* BEGIN SUPPLIED DATA *

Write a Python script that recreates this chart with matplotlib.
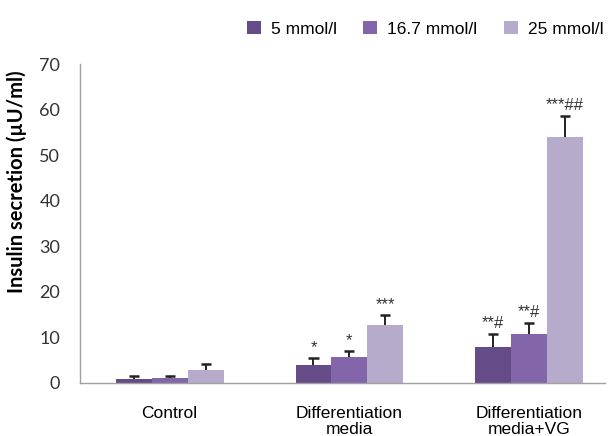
import matplotlib
matplotlib.use("Agg")
import matplotlib.pyplot as plt
import numpy as np

groups = ["Control", "Differentiation\nmedia", "Differentiation\nmedia+VG"]
series = ["5 mmol/l", "16.7 mmol/l", "25 mmol/l"]
colors = ["#654b88", "#8366a9", "#b7abcc"]

# mean values per glucose concentration, one entry per group
values = [
    [0.8, 3.9, 7.8],
    [1.0, 5.7, 10.7],
    [2.9, 12.8, 53.9],
]
errors = [
    [0.6, 1.5, 2.9],
    [0.6, 1.3, 2.5],
    [1.3, 2.1, 4.7],
]
marks = [
    ["", "*", "**#"],
    ["", "*", "**#"],
    ["", "***", "***##"],
]

fig = plt.figure(figsize=(6.09, 4.36), dpi=100)
ax = fig.add_axes([0.131, 0.122, 0.862, 0.731])

x = np.arange(len(groups))
width = 0.2
cap = 0.028
for i, (name, vals, errs, col) in enumerate(zip(series, values, errors, colors)):
    pos = x + (i - 1) * width
    vals = np.array(vals)
    errs = np.array(errs)
    ax.bar(pos, vals, width, color=col, label=name, zorder=2)
    # upper error bars only
    ax.vlines(pos, vals, vals + errs, color="#222222", linewidth=1.4, zorder=3)
    ax.hlines(vals + errs, pos - cap, pos + cap, color="#222222",
              linewidth=1.8, zorder=3)
    for p, top, m in zip(pos, vals + errs, marks[i]):
        if m:
            ax.text(p, top + 1.3, m, ha="center", va="baseline",
                    fontsize=12, color="#333333", family="Liberation Sans")

ax.set_xlim(-0.5, 2.42)
ax.set_ylim(0, 70)
ax.set_yticks(range(0, 71, 10))
ax.set_xticks(x)
ax.set_xticklabels(groups, fontsize=12.5, family="Liberation Sans",
                   linespacing=1.05)
for lab in ax.get_yticklabels():
    lab.set_family("Lato")
    lab.set_fontsize(13)
    lab.set_color("#333333")
ax.tick_params(axis="x", length=0, pad=17)
ax.tick_params(axis="y", length=0, pad=14)
ax.set_ylabel("Insulin secretion (µU/ml)", fontsize=14.5, fontweight="bold",
              family="Lato")
ax.yaxis.set_label_coords(-0.1, 0.63)

for side in ["top", "right"]:
    ax.spines[side].set_visible(False)
for side in ["left", "bottom"]:
    ax.spines[side].set_color("#a0a0a0")
    ax.spines[side].set_linewidth(1.0)

ax.legend(loc="center", bbox_to_anchor=(0.658, 1.11), ncol=3, frameon=False,
          prop={"family": "Liberation Sans", "size": 12.5},
          handlelength=0.8, handleheight=0.8, handletextpad=0.6,
          columnspacing=1.5, borderaxespad=0, borderpad=0)

fig.savefig("out.png", dpi=100)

* END SUPPLIED DATA *

WHAT IS EXPECTED: Pictures in the data above should not be copied; transcribe everything else exactly.

FULL OUTPUT:
Write a Python script that recreates this chart with matplotlib.
import matplotlib
matplotlib.use("Agg")
import matplotlib.pyplot as plt
import numpy as np

groups = ["Control", "Differentiation\nmedia", "Differentiation\nmedia+VG"]
series = ["5 mmol/l", "16.7 mmol/l", "25 mmol/l"]
colors = ["#654b88", "#8366a9", "#b7abcc"]

# mean values per glucose concentration, one entry per group
values = [
    [0.8, 3.9, 7.8],
    [1.0, 5.7, 10.7],
    [2.9, 12.8, 53.9],
]
errors = [
    [0.6, 1.5, 2.9],
    [0.6, 1.3, 2.5],
    [1.3, 2.1, 4.7],
]
marks = [
    ["", "*", "**#"],
    ["", "*", "**#"],
    ["", "***", "***##"],
]

fig = plt.figure(figsize=(6.09, 4.36), dpi=100)
ax = fig.add_axes([0.131, 0.122, 0.862, 0.731])

x = np.arange(len(groups))
width = 0.2
cap = 0.028
for i, (name, vals, errs, col) in enumerate(zip(series, values, errors, colors)):
    pos = x + (i - 1) * width
    vals = np.array(vals)
    errs = np.array(errs)
    ax.bar(pos, vals, width, color=col, label=name, zorder=2)
    # upper error bars only
    ax.vlines(pos, vals, vals + errs, color="#222222", linewidth=1.4, zorder=3)
    ax.hlines(vals + errs, pos - cap, pos + cap, color="#222222",
              linewidth=1.8, zorder=3)
    for p, top, m in zip(pos, vals + errs, marks[i]):
        if m:
            ax.text(p, top + 1.3, m, ha="center", va="baseline",
                    fontsize=12, color="#333333", family="Liberation Sans")

ax.set_xlim(-0.5, 2.42)
ax.set_ylim(0, 70)
ax.set_yticks(range(0, 71, 10))
ax.set_xticks(x)
ax.set_xticklabels(groups, fontsize=12.5, family="Liberation Sans",
                   linespacing=1.05)
for lab in ax.get_yticklabels():
    lab.set_family("Lato")
    lab.set_fontsize(13)
    lab.set_color("#333333")
ax.tick_params(axis="x", length=0, pad=17)
ax.tick_params(axis="y", length=0, pad=14)
ax.set_ylabel("Insulin secretion (µU/ml)", fontsize=14.5, fontweight="bold",
              family="Lato")
ax.yaxis.set_label_coords(-0.1, 0.63)

for side in ["top", "right"]:
    ax.spines[side].set_visible(False)
for side in ["left", "bottom"]:
    ax.spines[side].set_color("#a0a0a0")
    ax.spines[side].set_linewidth(1.0)

ax.legend(loc="center", bbox_to_anchor=(0.658, 1.11), ncol=3, frameon=False,
          prop={"family": "Liberation Sans", "size": 12.5},
          handlelength=0.8, handleheight=0.8, handletextpad=0.6,
          columnspacing=1.5, borderaxespad=0, borderpad=0)

fig.savefig("out.png", dpi=100)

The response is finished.